Go's sync.Pool has (undocumented) 'thread' locality
I was recently reading Andrei Pechkurov's Thread-Local State in Go, Huh? (via), which told me something surprising:
I'm talking of
sync.Pool. If you're familiar with its source code, you already know that it uses thread-local pools under the hood. If we allocate a struct and place it in the pool, the next time we request it one the same thread (but not necessarily same goroutine) we should get the same struct.
First, let's say the obvious thing: this
is undocumented and so may change at any time, if the Go developers
feel that it should be done a different way or just if they get
annoyed at people building code around it. The second thing to say
is that this doesn't mean what you want and it's not necessarily
predictable, although it's more predictable than I initially thought.
Go (currently) uses an M:N work stealing scheduler to multiplex goroutines on to OS threads. The scheduler has three important sorts of entities: a G is a goroutine, an M is an OS thread (a 'machine'), and a P is a 'processor', which at its core is a limited resource that must be claimed by an M in order to run user-level Go code. What sync.Pool is (currently) doing in its local pools is 'P-local pools' (as far as I can tell).
There are always N Ps (where N is the amount of 'CPUs' Go is allowed to use). In a steady state of computation, there are more or less N active Ms, each of which claims a particular P, that are scheduling and running goroutines (Gs), and generally a G will stay with an M and thus a P. However, this can get perturbed if, for example, you're making synchronous system calls. There's also no guarantees that your OS will keep running the OS level thread (an M, holding a P) on the same actual CPU as before; it may get bumped off by other things that want the CPU and then re-scheduled on to a different idle CPU. The association between Ps and system CPUs is only a loose one, which means that you may not get as CPU cache locality from these 'local pools' in sync.Pool as you could hope for.
What the P-local pools are good at is reducing contention. Only one goroutine can be associated with a P at any one time, so that goroutine (generally) isn't contending with anything else when it adds something to a P-local part of the pool or gets an available object from it. And in fact sync.Pool has a second level system to avoid as much locking as possible (in poolqueue.go), where one P can take an item from another P's chunk of the pool if its own chunk is empty.
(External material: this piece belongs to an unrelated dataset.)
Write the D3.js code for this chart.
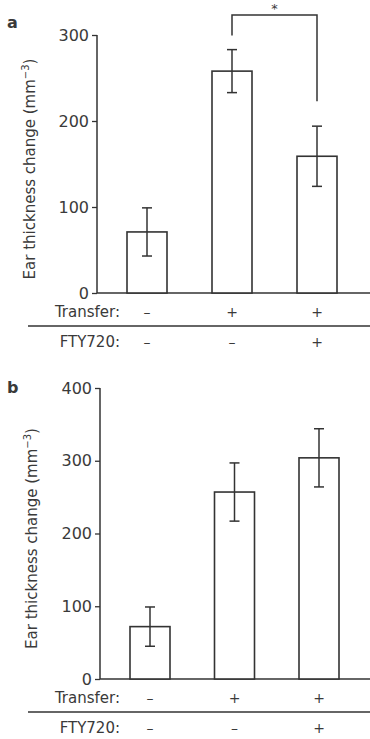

What this light exploration of
sync.Pool has taught me is
that sync.Pool has a much more sophisticated and optimized
implementation than I would have expected. You could implement a
version of sync.Pool with relatively simple mutexes (and maybe
atomics), but the actual Go standard library goes to some effort
to make it efficient in the face of significant concurrency. Perhaps
this shouldn't be surprising, since sync.Pool is used in some hot
spots in the result of the standard library (the sync.Pool documentation
fmt as an example).